The transition to free flight is the most nerve-wracking moment in any falconer's first season. Everything you have worked toward, every hour of manning and every creance session, comes down to the instant you remove the line and trust the bird to return. With proper preparation and a bird at correct flying weight, this moment is anticlimactic in the best possible way: the hawk flies to you as reliably as it did on the creance.

Patience is the quality that separates successful falconers from those who struggle and eventually quit. Every phase of training takes as long as it takes, and rushing any step creates problems that compound over time. A bird that was not properly manned will be nervous and unreliable in the field. A bird that was pushed to free flight before it was truly ready on the creance may refuse to return, leading to a terrifying first loss. A bird that is hunted before it has learned to follow the falconer consistently will develop bad habits that are extremely difficult to correct.

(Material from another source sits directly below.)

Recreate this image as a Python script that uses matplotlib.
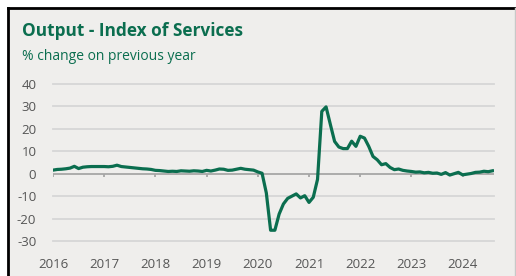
import matplotlib.pyplot as plt
from matplotlib.patches import Rectangle
from matplotlib.lines import Line2D

plt.rcParams['axes.unicode_minus'] = False

# monthly values, Jan 2016 - Aug 2024 (% change on previous year)
v2016 = [1.6, 1.9, 2.0, 2.2, 2.5, 3.3, 2.3, 2.9, 3.1, 3.2, 3.2, 3.2]
v2017 = [3.2, 3.1, 3.3, 3.8, 3.2, 3.0, 2.8, 2.6, 2.4, 2.2, 2.1, 1.9]
v2018 = [1.5, 1.4, 1.2, 1.0, 1.1, 1.0, 1.3, 1.2, 1.1, 1.3, 1.2, 1.0]
v2019 = [1.5, 1.2, 1.6, 2.1, 2.0, 1.5, 1.6, 2.0, 2.4, 2.0, 1.8, 1.6]
v2020 = [0.8, 0.2, -8.6, -25.2, -25.2, -18.0, -13.5, -11.0, -10.0, -9.0, -10.8, -9.8]
v2021 = [-12.8, -10.5, -2.5, 27.8, 29.8, 22.0, 14.4, 11.9, 11.2, 11.2, 14.5, 12.2]
v2022 = [16.7, 15.9, 12.2, 7.7, 6.2, 4.0, 4.5, 2.8, 1.8, 2.1, 1.5, 1.2]
v2023 = [1.0, 0.7, 0.8, 0.4, 0.6, 0.2, 0.3, -0.3, 0.5, -0.6, 0.0, 0.6]
v2024 = [-0.5, -0.2, 0.1, 0.6, 0.7, 1.1, 0.9, 1.3]

values = v2016 + v2017 + v2018 + v2019 + v2020 + v2021 + v2022 + v2023 + v2024
dates = [2016 + m / 12 for m in range(len(values))]

years = [2016, 2017, 2018, 2019, 2020, 2021, 2022, 2023, 2024]
yticks = [-30, -20, -10, 0, 10, 20, 30, 40]

title = 'Output - Index of Services'
subtitle = '% change on previous year'

green = '#0b6e4f'
bg = '#efeeec'

fig = plt.figure(figsize=(5.16, 2.76), dpi=100)
fig.patch.set_facecolor('white')

# panel with black frame on top and left
fig.patches.append(Rectangle((7 / 516, 0), 509 / 516, 269 / 276, transform=fig.transFigure,
                             facecolor=bg, edgecolor='none', zorder=-5))
fig.lines.append(Line2D([8 / 516, 8 / 516], [0, 268 / 276], transform=fig.transFigure,
                        color='black', lw=2.0, zorder=-4))
fig.lines.append(Line2D([8 / 516, 1], [268 / 276, 268 / 276], transform=fig.transFigure,
                        color='black', lw=2.0, zorder=-4))
fig.lines.append(Line2D([515 / 516, 515 / 516], [0, 268 / 276], transform=fig.transFigure,
                        color='#c8c8c8', lw=1.0, zorder=-4))

fig.text(22 / 516, 1 - 31 / 276, title, fontsize=12.4, fontweight='bold', color=green,
         family='Open Sans', va='center', ha='left')
fig.text(22 / 516, 1 - 57 / 276, subtitle, fontsize=10, color=green,
         family='Open Sans', va='center', ha='left')

ax = fig.add_axes([53 / 516, 35 / 276, 441 / 516, 157 / 276])
ax.set_facecolor('none')
ax.set_xlim(2016, 2016 + 441 / 51.2)
ax.set_ylim(-30, 40)

for t in yticks:
    if t == 0:
        continue
    ax.axhline(t, color='#d6d6d6', lw=1.3, zorder=1, clip_on=False)
ax.axhline(0, color='#a6a6a6', lw=1.3, zorder=2)
ax.vlines(years, -1.4, 0, color='#a6a6a6', lw=1.3, zorder=2)

ax.plot(dates, values, color=green, lw=2.3, zorder=3, solid_joinstyle='round')

for s in ax.spines.values():
    s.set_visible(False)
ax.set_xticks(years)
ax.set_xticklabels([str(y) for y in years])
ax.set_yticks(yticks)
ax.tick_params(length=0, labelsize=9.5, labelcolor='#555555')
ax.tick_params(axis='x', pad=12)
ax.tick_params(axis='y', pad=12)
for lab in ax.get_xticklabels() + ax.get_yticklabels():
    lab.set_family('Open Sans')

fig.savefig('out.png', dpi=100, facecolor=fig.get_facecolor())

The entire training arc from trapping to first successful hunt typically spans four to eight weeks for a Red-tailed Hawk, but some birds need longer, and giving them that time is always the right choice. Experienced falconers often say that the best training tool is a comfortable chair and the patience to sit in it while your bird figures things out at its own pace.

Training Philosophy

Patience Over Speed

There’s no prize for training quickly. A bird trained slowly but thoroughly will outperform one that was rushed. Take the time to do it right.

Observe Before Acting

Learning to read your bird is more important than any technique. Watch, understand, then respond. The bird will tell you what it needs.

Build on Success

Always end sessions on a positive note. Small successes compound into reliable behavior. Never push until you create failure.

Consistency Matters

Raptors learn patterns. Consistent handling, feeding, and training creates predictable responses. Erratic handling creates erratic birds.